Hong Kong Palace Museum to Display 200 Met Jewelry Treasures Spanning 4,000 Years
The Met's jewelry collection arrives in Asia for the first time this April, with 200 pieces spanning 4,000 years heading to Hong Kong Palace Museum.

Four thousand years of human adornment, from Bronze Age amulets to 21st-century avant-garde sculpture, will converge in Gallery 8 of the Hong Kong Palace Museum this April, when "Treasures of Global Jewellery from The Metropolitan Museum of Art: The Body Transformed" opens to the public.

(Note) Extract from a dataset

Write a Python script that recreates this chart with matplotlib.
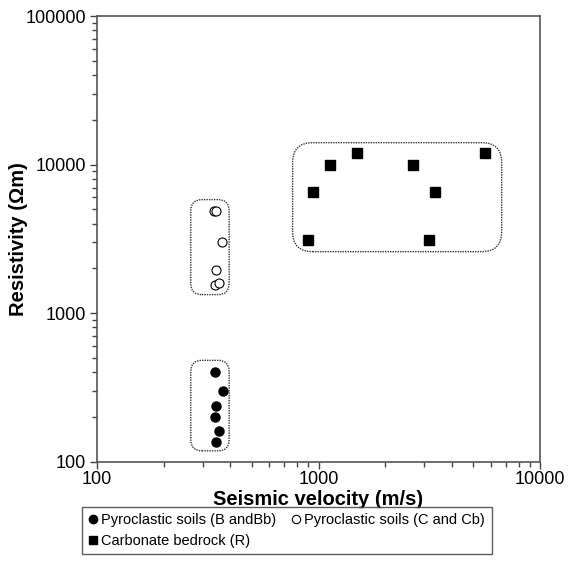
import matplotlib
matplotlib.use("Agg")
import matplotlib.pyplot as plt
from matplotlib.patches import FancyBboxPatch
from matplotlib.lines import Line2D

plt.rcParams['font.family'] = ['Liberation Sans', 'DejaVu Sans']

# Data
pyro_b_vel = [340, 370, 345, 340, 355, 345]
pyro_b_res = [400, 300, 235, 200, 160, 135]
pyro_c_vel = [338, 345, 365, 345, 340, 355]
pyro_c_res = [4900, 4900, 3000, 1950, 1550, 1600]
bed_vel = [894, 941, 1130, 1488, 2663, 3357, 3165, 5629]
bed_res = [3100, 6500, 10000, 12000, 10000, 6500, 3100, 12000]

labels = ["Pyroclastic soils (B andBb)", "Pyroclastic soils (C and Cb)", "Carbonate bedrock (R)"]
x_ticks = [100, 1000, 10000]
y_ticks = [100, 1000, 10000, 100000]

# group boxes (data extents) and corner rounding (axes fraction)
boxes = [
    (265, 395, 118, 480, 0.025),
    (265, 395, 1330, 5800, 0.025),
    (764, 6714, 2590, 14030, 0.045),
]

fig = plt.figure(figsize=(5.68, 5.68), dpi=100)
ax = fig.add_axes([0.1708, 0.1875, 0.7799, 0.7843])
ax.set_xscale('log')
ax.set_yscale('log')
ax.set_xlim(100, 10000)
ax.set_ylim(100, 100000)

ms = 6.5
ax.plot(pyro_b_vel, pyro_b_res, 'o', color='black', ms=ms, mec='black', zorder=3)
ax.plot(pyro_c_vel, pyro_c_res, 'o', mfc='white', mec='black', mew=0.8, ms=ms, zorder=3)
ax.plot(bed_vel, bed_res, 's', color='black', ms=ms, zorder=3)

fig.canvas.draw()
to_axes = ax.transData + ax.transAxes.inverted()
for (x0, x1, y0, y1, r) in boxes:
    (ax0, ay0), (ax1, ay1) = to_axes.transform([(x0, y0), (x1, y1)])
    p = FancyBboxPatch((ax0, ay0), ax1 - ax0, ay1 - ay0,
                       boxstyle="round,pad=0,rounding_size=%g" % r,
                       transform=ax.transAxes, fill=False, ec='#333333',
                       lw=1.0, ls=(0, (1.0, 0.8)), zorder=2)
    ax.add_patch(p)

ax.set_xticks(x_ticks)
ax.set_xticklabels([str(v) for v in x_ticks])
ax.set_yticks(y_ticks)
ax.set_yticklabels([str(v) for v in y_ticks])
ax.tick_params(axis='both', which='major', direction='out', length=5, width=1,
               labelsize=13, color='#444444', pad=3)
ax.tick_params(axis='x', which='major', pad=2)
ax.tick_params(axis='both', which='minor', direction='out', length=3.5, width=1,
               color='#444444')
for s in ax.spines.values():
    s.set_color('#555555')
    s.set_linewidth(1.2)

ax.set_xlabel("Seismic velocity (m/s)", fontsize=14.5, fontweight='bold', labelpad=1)
ax.set_ylabel("Resistivity (Ωm)", fontsize=14.5, fontweight='bold')
ax.yaxis.set_label_coords(-0.155, 0.5)

h_b = Line2D([], [], marker='o', ls='none', color='black', ms=6)
h_c = Line2D([], [], marker='o', ls='none', mfc='white', mec='black', mew=0.8, ms=6)
h_r = Line2D([], [], marker='s', ls='none', color='black', ms=6)
leg = fig.legend([h_b, h_r, h_c], [labels[0], labels[2], labels[1]],
                 ncol=2, loc='upper left', bbox_to_anchor=(0.144, 0.108),
                 frameon=True, fancybox=False, fontsize=10.5,
                 handlelength=0.6, handletextpad=0.3, columnspacing=1.0,
                 borderpad=0.45, labelspacing=0.45, borderaxespad=0)
leg.get_frame().set_edgecolor('#333333')
leg.get_frame().set_linewidth(1.0)

fig.savefig("out.png", dpi=100)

The exhibition, jointly organized by The Metropolitan Museum of Art and the Hong Kong Palace Museum, will run from April 15 to October 19, 2026, bringing approximately 200 pieces drawn from five continents and a chronological arc stretching from 2000 BCE to the present day. It will mark the first time The Met's jewelry collection has been showcased in the Greater Bay Area and, more significantly, the first-ever touring exhibition of The Met's jewelry collection in Asia.
The scale alone sets it apart: it is also the largest exhibition in Hong Kong to present the history of jewelry and adornment from a broad cultural perspective, a distinction that places it well beyond the scope of typical decorative arts shows.
The curatorial framework organizes the collection into five thematic sections: "The Divine Body," "The Regal Body," "The Transcendent Body," "The Alluring Body," and "The Resplendent Body." Each section approaches jewelry not as mere ornament but as a carrier of meaning, exploring the sacred, political, spiritual, artistic, and technical dimensions of adornment across civilizations. The organizing logic shifts the conversation away from connoisseurship toward something more anthropological: what does it mean, across four millennia and five continents, to transform the body through the act of wearing?

That question runs from ancient civilizations through to contemporary avant-garde designs, tracing jewelry's evolution as both art form and cultural currency. The exhibition will also draw on the Hong Kong Palace Museum's own holdings, with Mengdiexuan's Collection and the Chris Hall Collection appearing alongside The Met loans, deepening the institutional dialogue between New York and Hong Kong.
Adornment here is framed as a vehicle for expressing identity, ritual, and status across cultures, carrying social and spiritual meaning that transcends any single tradition. A gold collar or a jade pendant becomes something more urgent when placed in conversation with ritual objects from five continents, all asking the same essential question about what we choose to put on our bodies and why.